* **GOAL**
Pictures stay out of this copy, which runs from the first line of the material through the line containing "import plotly.graph_objects as go".
— START STORED DATA —
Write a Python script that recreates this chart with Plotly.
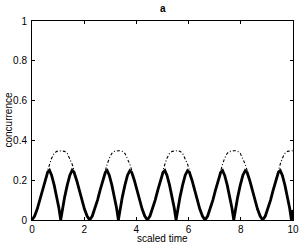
import plotly.graph_objects as go

# scaled time samples
time = [
    0.00, 0.10, 0.20, 0.30, 0.40, 0.50, 0.60, 0.67, 0.75, 0.85, 0.95, 1.03, 1.10, 1.17, 1.25, 1.35, 1.45, 1.54, 1.61, 1.71, 1.81, 1.91, 2.01, 2.11,
    2.21, 2.31, 2.41, 2.51, 2.61, 2.71, 2.81, 2.88, 2.96, 3.06, 3.16, 3.24, 3.31, 3.38, 3.46, 3.56, 3.66, 3.75, 3.82, 3.92, 4.02, 4.12, 4.22, 4.32,
    4.42, 4.52, 4.62, 4.72, 4.82, 4.92, 5.02, 5.09, 5.17, 5.27, 5.37, 5.45, 5.52, 5.59, 5.67, 5.77, 5.87, 5.96, 6.03, 6.13, 6.23, 6.33, 6.43, 6.53,
    6.63, 6.73, 6.83, 6.93, 7.03, 7.13, 7.23, 7.30, 7.38, 7.48, 7.58, 7.66, 7.73, 7.80, 7.88, 7.98, 8.08, 8.17, 8.24, 8.34, 8.44, 8.54, 8.64, 8.74,
    8.84, 8.94, 9.04, 9.14, 9.24, 9.34, 9.44, 9.51, 9.59, 9.69, 9.79, 9.87, 9.94, 10.00,
]

# solid curve (concurrence)
conc_solid = [
    0.000, 0.020, 0.055, 0.100, 0.150, 0.200, 0.240, 0.250, 0.225, 0.175, 0.115, 0.060, 0.000, 0.060, 0.115, 0.175, 0.225, 0.250, 0.240, 0.200, 0.150, 0.100, 0.055, 0.020,
    0.000, 0.020, 0.055, 0.100, 0.150, 0.200, 0.240, 0.248, 0.225, 0.175, 0.115, 0.060, 0.000, 0.060, 0.115, 0.175, 0.225, 0.248, 0.240, 0.200, 0.150, 0.100, 0.055, 0.020,
    0.000, 0.020, 0.055, 0.100, 0.150, 0.200, 0.240, 0.248, 0.225, 0.175, 0.115, 0.060, 0.000, 0.060, 0.115, 0.175, 0.225, 0.248, 0.240, 0.200, 0.150, 0.100, 0.055, 0.020,
    0.000, 0.020, 0.055, 0.100, 0.150, 0.200, 0.240, 0.248, 0.225, 0.175, 0.115, 0.060, 0.000, 0.060, 0.115, 0.175, 0.225, 0.248, 0.240, 0.200, 0.150, 0.100, 0.055, 0.020,
    0.000, 0.020, 0.055, 0.100, 0.150, 0.200, 0.240, 0.248, 0.225, 0.175, 0.115, 0.060, 0.000, 0.050,
]

# dash-dot curve (concurrence)
conc_dashdot = [
    0.000, 0.020, 0.055, 0.100, 0.150, 0.200, 0.250, 0.280, 0.310, 0.335, 0.345, 0.348, 0.348, 0.348, 0.345, 0.335, 0.310, 0.280, 0.250, 0.200, 0.150, 0.100, 0.055, 0.020,
    0.000, 0.020, 0.055, 0.100, 0.150, 0.200, 0.250, 0.280, 0.310, 0.335, 0.345, 0.348, 0.348, 0.348, 0.345, 0.335, 0.310, 0.280, 0.250, 0.200, 0.150, 0.100, 0.055, 0.020,
    0.000, 0.020, 0.055, 0.100, 0.150, 0.200, 0.250, 0.280, 0.310, 0.335, 0.345, 0.348, 0.348, 0.348, 0.345, 0.335, 0.310, 0.280, 0.250, 0.200, 0.150, 0.100, 0.055, 0.020,
    0.000, 0.020, 0.055, 0.100, 0.150, 0.200, 0.250, 0.280, 0.310, 0.335, 0.345, 0.348, 0.348, 0.348, 0.345, 0.335, 0.310, 0.280, 0.250, 0.200, 0.150, 0.100, 0.055, 0.020,
    0.000, 0.020, 0.055, 0.100, 0.150, 0.200, 0.250, 0.280, 0.310, 0.335, 0.345, 0.348, 0.348, 0.348,
]

x_ticks = [0, 2, 4, 6, 8, 10]
y_ticks = [0, 0.2, 0.4, 0.6, 0.8, 1]
y_tick_labels = ["0", "0.2", "0.4", "0.6", "0.8", "1"]

FONT = "Liberation Sans, Arial, sans-serif"

fig = go.Figure()
fig.add_trace(go.Scatter(
    x=time, y=conc_dashdot, mode="lines",
    line=dict(color="black", width=1.1, dash="3px,2px,1px,2px"),
    showlegend=False,
))
fig.add_trace(go.Scatter(
    x=time, y=conc_solid, mode="lines",
    line=dict(color="black", width=2.8),
    showlegend=False,
))

axis_common = dict(
    showgrid=False, zeroline=False, showline=True, linecolor="black", linewidth=1,
    mirror="ticks", ticks="inside", ticklen=3, tickcolor="black", automargin=False,
    tickfont=dict(family=FONT, size=10, color="black"),
)

fig.update_layout(
    width=300, height=245,
    margin=dict(l=32, r=7, t=21, b=25, pad=0),
    paper_bgcolor="white", plot_bgcolor="white",
    xaxis=dict(range=[0, 10], tickvals=x_ticks, ticklabelstandoff=0, **axis_common),
    yaxis=dict(range=[0, 1], tickvals=y_ticks, ticktext=y_tick_labels, ticklabelstandoff=2, **axis_common),
    annotations=[
        dict(text="<b>a</b>", xref="paper", yref="paper", x=0.5, y=1, yshift=13,
             xanchor="center", yanchor="middle", showarrow=False,
             font=dict(family=FONT, size=10, color="black")),
        dict(text="scaled time", xref="paper", yref="paper", x=0.5, y=0, yshift=-18,
             xanchor="center", yanchor="middle", showarrow=False,
             font=dict(family=FONT, size=10, color="black")),
        dict(text="concurrence", xref="paper", yref="paper", x=0, xshift=-24, y=0.5,
             xanchor="center", yanchor="middle", showarrow=False, textangle=-90,
             font=dict(family=FONT, size=10, color="black")),
    ],
)

fig.write_html("out.html", config={"displayModeBar": False},
               post_script="document.body.style.margin='0';document.body.style.overflow='hidden';")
— END STORED DATA —
* **ANSWER FOR THE TASK**
Write a Python script that recreates this chart with Plotly.
import plotly.graph_objects as go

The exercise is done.